What is being asked: Output all entries verbatim. Skip pictures.

Extracted records
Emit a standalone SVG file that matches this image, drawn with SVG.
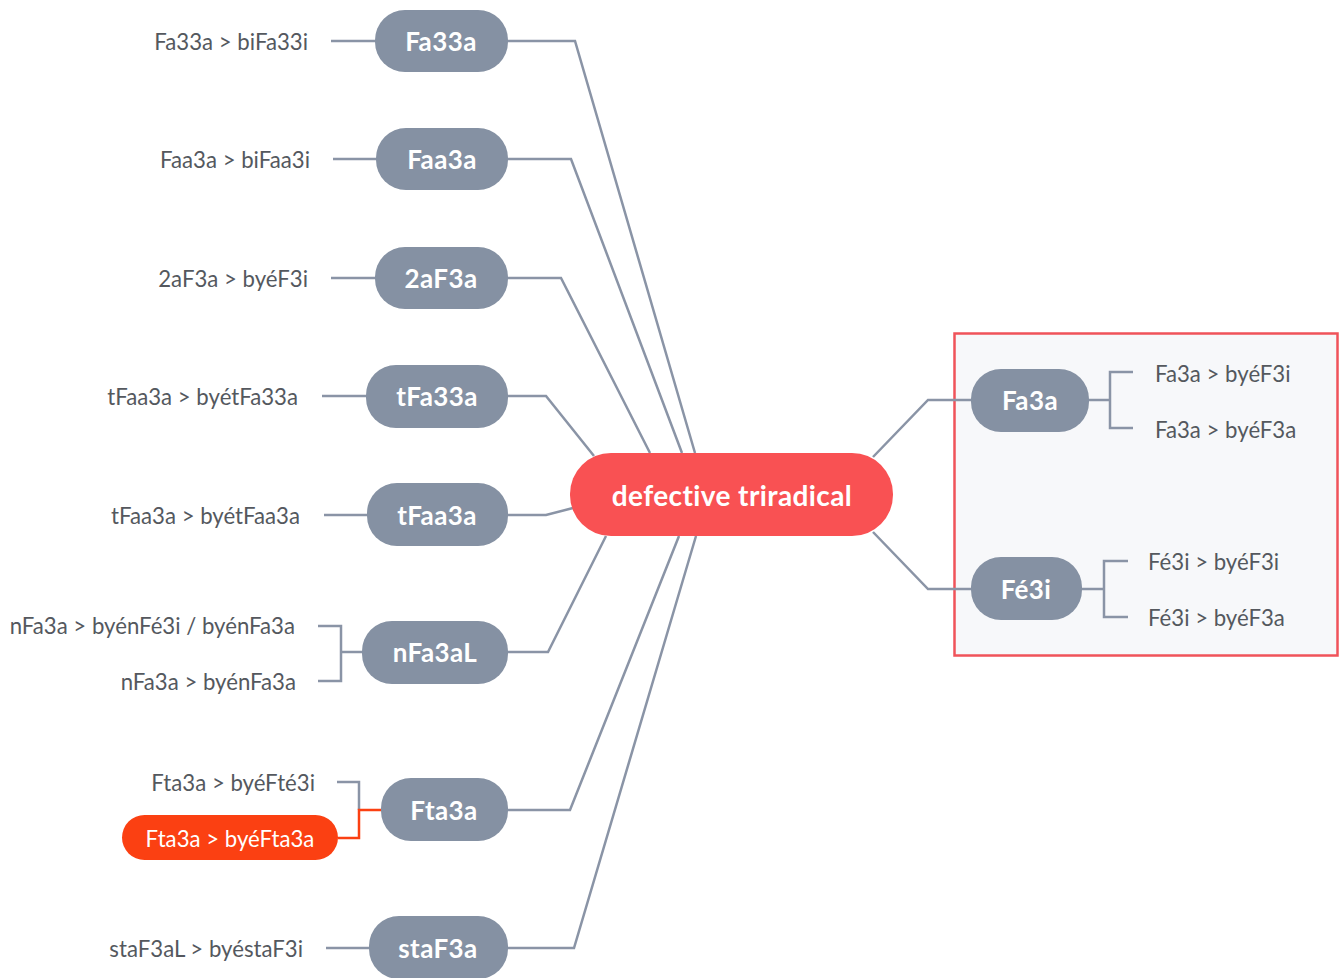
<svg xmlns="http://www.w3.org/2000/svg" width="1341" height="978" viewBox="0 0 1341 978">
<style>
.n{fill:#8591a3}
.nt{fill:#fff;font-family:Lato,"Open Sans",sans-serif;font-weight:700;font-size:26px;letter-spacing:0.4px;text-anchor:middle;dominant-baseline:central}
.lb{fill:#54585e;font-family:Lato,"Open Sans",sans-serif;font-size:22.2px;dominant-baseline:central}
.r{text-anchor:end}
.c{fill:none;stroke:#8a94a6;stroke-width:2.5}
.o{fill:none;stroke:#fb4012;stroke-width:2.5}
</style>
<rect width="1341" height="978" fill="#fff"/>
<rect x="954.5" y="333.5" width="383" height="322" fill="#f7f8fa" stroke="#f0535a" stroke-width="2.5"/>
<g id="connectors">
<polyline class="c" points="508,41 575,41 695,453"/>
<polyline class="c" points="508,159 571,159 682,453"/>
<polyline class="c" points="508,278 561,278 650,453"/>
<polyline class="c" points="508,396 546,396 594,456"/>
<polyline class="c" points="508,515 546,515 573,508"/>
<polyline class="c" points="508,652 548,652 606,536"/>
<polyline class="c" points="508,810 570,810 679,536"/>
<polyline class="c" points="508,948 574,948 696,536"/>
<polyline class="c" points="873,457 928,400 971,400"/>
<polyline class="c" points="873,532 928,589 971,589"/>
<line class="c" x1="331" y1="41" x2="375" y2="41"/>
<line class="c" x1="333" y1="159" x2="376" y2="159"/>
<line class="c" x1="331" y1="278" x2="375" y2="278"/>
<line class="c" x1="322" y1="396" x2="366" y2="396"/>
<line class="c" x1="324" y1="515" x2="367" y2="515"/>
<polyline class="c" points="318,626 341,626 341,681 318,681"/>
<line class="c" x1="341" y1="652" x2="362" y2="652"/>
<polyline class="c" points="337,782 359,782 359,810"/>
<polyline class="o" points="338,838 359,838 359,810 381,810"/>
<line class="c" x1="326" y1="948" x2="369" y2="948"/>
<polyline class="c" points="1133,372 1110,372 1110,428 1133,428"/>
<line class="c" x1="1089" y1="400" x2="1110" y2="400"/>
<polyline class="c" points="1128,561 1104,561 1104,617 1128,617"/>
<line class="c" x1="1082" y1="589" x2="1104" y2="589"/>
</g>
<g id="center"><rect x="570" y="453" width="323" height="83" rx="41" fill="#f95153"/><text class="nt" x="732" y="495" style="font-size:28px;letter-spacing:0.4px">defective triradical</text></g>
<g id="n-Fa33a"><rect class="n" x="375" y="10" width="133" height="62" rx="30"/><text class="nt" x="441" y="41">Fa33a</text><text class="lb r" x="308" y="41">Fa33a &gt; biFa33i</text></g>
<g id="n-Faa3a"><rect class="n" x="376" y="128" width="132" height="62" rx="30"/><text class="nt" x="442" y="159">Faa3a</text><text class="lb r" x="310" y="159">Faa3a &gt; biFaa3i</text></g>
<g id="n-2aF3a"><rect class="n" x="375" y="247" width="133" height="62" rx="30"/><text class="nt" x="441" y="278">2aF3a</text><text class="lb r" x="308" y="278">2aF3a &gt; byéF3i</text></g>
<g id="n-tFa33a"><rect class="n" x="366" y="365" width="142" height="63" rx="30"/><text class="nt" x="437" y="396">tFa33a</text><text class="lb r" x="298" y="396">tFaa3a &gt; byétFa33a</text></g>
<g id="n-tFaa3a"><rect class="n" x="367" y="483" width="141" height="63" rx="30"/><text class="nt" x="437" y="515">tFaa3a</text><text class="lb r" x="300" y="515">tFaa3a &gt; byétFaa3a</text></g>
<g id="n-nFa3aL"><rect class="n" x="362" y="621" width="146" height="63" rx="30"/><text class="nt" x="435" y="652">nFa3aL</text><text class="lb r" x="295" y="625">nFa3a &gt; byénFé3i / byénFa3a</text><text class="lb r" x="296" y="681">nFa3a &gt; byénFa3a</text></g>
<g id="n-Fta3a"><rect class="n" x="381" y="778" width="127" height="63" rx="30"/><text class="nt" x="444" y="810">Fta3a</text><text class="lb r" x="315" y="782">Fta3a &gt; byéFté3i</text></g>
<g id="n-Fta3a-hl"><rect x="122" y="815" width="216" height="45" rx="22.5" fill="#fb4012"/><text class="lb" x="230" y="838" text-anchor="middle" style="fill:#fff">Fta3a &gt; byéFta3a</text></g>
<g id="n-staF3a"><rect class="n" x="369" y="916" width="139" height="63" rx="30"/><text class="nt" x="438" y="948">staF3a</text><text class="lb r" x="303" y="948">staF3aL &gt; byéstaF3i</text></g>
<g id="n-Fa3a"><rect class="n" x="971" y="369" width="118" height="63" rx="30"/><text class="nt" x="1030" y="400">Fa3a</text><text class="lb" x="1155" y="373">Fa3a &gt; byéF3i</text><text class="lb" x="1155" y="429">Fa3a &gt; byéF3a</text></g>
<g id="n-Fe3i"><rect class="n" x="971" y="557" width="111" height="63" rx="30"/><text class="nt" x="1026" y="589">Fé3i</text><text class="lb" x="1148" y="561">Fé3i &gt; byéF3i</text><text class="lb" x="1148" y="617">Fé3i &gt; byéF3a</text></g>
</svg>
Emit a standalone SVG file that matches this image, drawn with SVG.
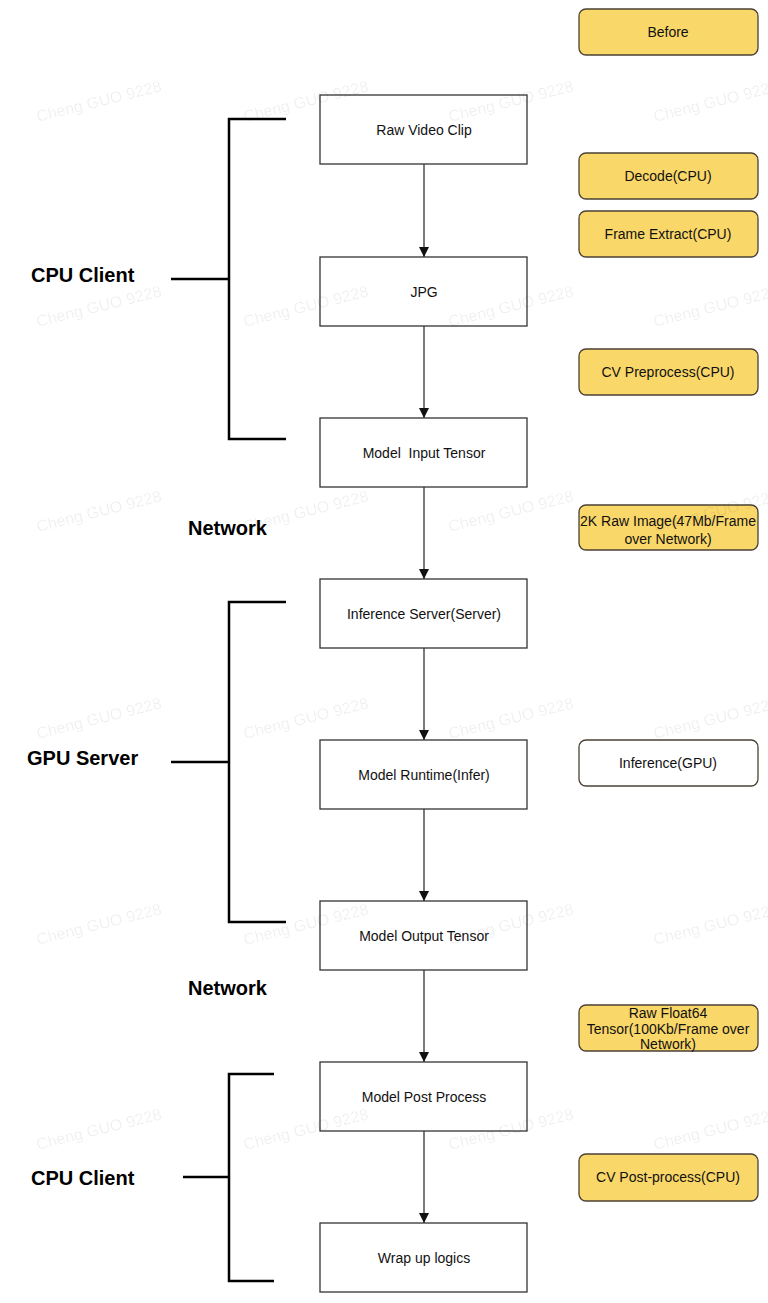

Result:
Emit a standalone SVG file that matches this image, drawn with SVG.
<svg xmlns="http://www.w3.org/2000/svg" width="1341" height="978" viewBox="0 0 1341 978">
<style>
.n{fill:#8591a3}
.nt{fill:#fff;font-family:Lato,"Open Sans",sans-serif;font-weight:700;font-size:26px;letter-spacing:0.4px;text-anchor:middle;dominant-baseline:central}
.lb{fill:#54585e;font-family:Lato,"Open Sans",sans-serif;font-size:22.2px;dominant-baseline:central}
.r{text-anchor:end}
.c{fill:none;stroke:#8a94a6;stroke-width:2.5}
.o{fill:none;stroke:#fb4012;stroke-width:2.5}
</style>
<rect width="1341" height="978" fill="#fff"/>
<rect x="954.5" y="333.5" width="383" height="322" fill="#f7f8fa" stroke="#f0535a" stroke-width="2.5"/>
<g id="connectors">
<polyline class="c" points="508,41 575,41 695,453"/>
<polyline class="c" points="508,159 571,159 682,453"/>
<polyline class="c" points="508,278 561,278 650,453"/>
<polyline class="c" points="508,396 546,396 594,456"/>
<polyline class="c" points="508,515 546,515 573,508"/>
<polyline class="c" points="508,652 548,652 606,536"/>
<polyline class="c" points="508,810 570,810 679,536"/>
<polyline class="c" points="508,948 574,948 696,536"/>
<polyline class="c" points="873,457 928,400 971,400"/>
<polyline class="c" points="873,532 928,589 971,589"/>
<line class="c" x1="331" y1="41" x2="375" y2="41"/>
<line class="c" x1="333" y1="159" x2="376" y2="159"/>
<line class="c" x1="331" y1="278" x2="375" y2="278"/>
<line class="c" x1="322" y1="396" x2="366" y2="396"/>
<line class="c" x1="324" y1="515" x2="367" y2="515"/>
<polyline class="c" points="318,626 341,626 341,681 318,681"/>
<line class="c" x1="341" y1="652" x2="362" y2="652"/>
<polyline class="c" points="337,782 359,782 359,810"/>
<polyline class="o" points="338,838 359,838 359,810 381,810"/>
<line class="c" x1="326" y1="948" x2="369" y2="948"/>
<polyline class="c" points="1133,372 1110,372 1110,428 1133,428"/>
<line class="c" x1="1089" y1="400" x2="1110" y2="400"/>
<polyline class="c" points="1128,561 1104,561 1104,617 1128,617"/>
<line class="c" x1="1082" y1="589" x2="1104" y2="589"/>
</g>
<g id="center"><rect x="570" y="453" width="323" height="83" rx="41" fill="#f95153"/><text class="nt" x="732" y="495" style="font-size:28px;letter-spacing:0.4px">defective triradical</text></g>
<g id="n-Fa33a"><rect class="n" x="375" y="10" width="133" height="62" rx="30"/><text class="nt" x="441" y="41">Fa33a</text><text class="lb r" x="308" y="41">Fa33a &gt; biFa33i</text></g>
<g id="n-Faa3a"><rect class="n" x="376" y="128" width="132" height="62" rx="30"/><text class="nt" x="442" y="159">Faa3a</text><text class="lb r" x="310" y="159">Faa3a &gt; biFaa3i</text></g>
<g id="n-2aF3a"><rect class="n" x="375" y="247" width="133" height="62" rx="30"/><text class="nt" x="441" y="278">2aF3a</text><text class="lb r" x="308" y="278">2aF3a &gt; byéF3i</text></g>
<g id="n-tFa33a"><rect class="n" x="366" y="365" width="142" height="63" rx="30"/><text class="nt" x="437" y="396">tFa33a</text><text class="lb r" x="298" y="396">tFaa3a &gt; byétFa33a</text></g>
<g id="n-tFaa3a"><rect class="n" x="367" y="483" width="141" height="63" rx="30"/><text class="nt" x="437" y="515">tFaa3a</text><text class="lb r" x="300" y="515">tFaa3a &gt; byétFaa3a</text></g>
<g id="n-nFa3aL"><rect class="n" x="362" y="621" width="146" height="63" rx="30"/><text class="nt" x="435" y="652">nFa3aL</text><text class="lb r" x="295" y="625">nFa3a &gt; byénFé3i / byénFa3a</text><text class="lb r" x="296" y="681">nFa3a &gt; byénFa3a</text></g>
<g id="n-Fta3a"><rect class="n" x="381" y="778" width="127" height="63" rx="30"/><text class="nt" x="444" y="810">Fta3a</text><text class="lb r" x="315" y="782">Fta3a &gt; byéFté3i</text></g>
<g id="n-Fta3a-hl"><rect x="122" y="815" width="216" height="45" rx="22.5" fill="#fb4012"/><text class="lb" x="230" y="838" text-anchor="middle" style="fill:#fff">Fta3a &gt; byéFta3a</text></g>
<g id="n-staF3a"><rect class="n" x="369" y="916" width="139" height="63" rx="30"/><text class="nt" x="438" y="948">staF3a</text><text class="lb r" x="303" y="948">staF3aL &gt; byéstaF3i</text></g>
<g id="n-Fa3a"><rect class="n" x="971" y="369" width="118" height="63" rx="30"/><text class="nt" x="1030" y="400">Fa3a</text><text class="lb" x="1155" y="373">Fa3a &gt; byéF3i</text><text class="lb" x="1155" y="429">Fa3a &gt; byéF3a</text></g>
<g id="n-Fe3i"><rect class="n" x="971" y="557" width="111" height="63" rx="30"/><text class="nt" x="1026" y="589">Fé3i</text><text class="lb" x="1148" y="561">Fé3i &gt; byéF3i</text><text class="lb" x="1148" y="617">Fé3i &gt; byéF3a</text></g>
</svg>
Emit a standalone SVG file that matches this image, drawn with SVG.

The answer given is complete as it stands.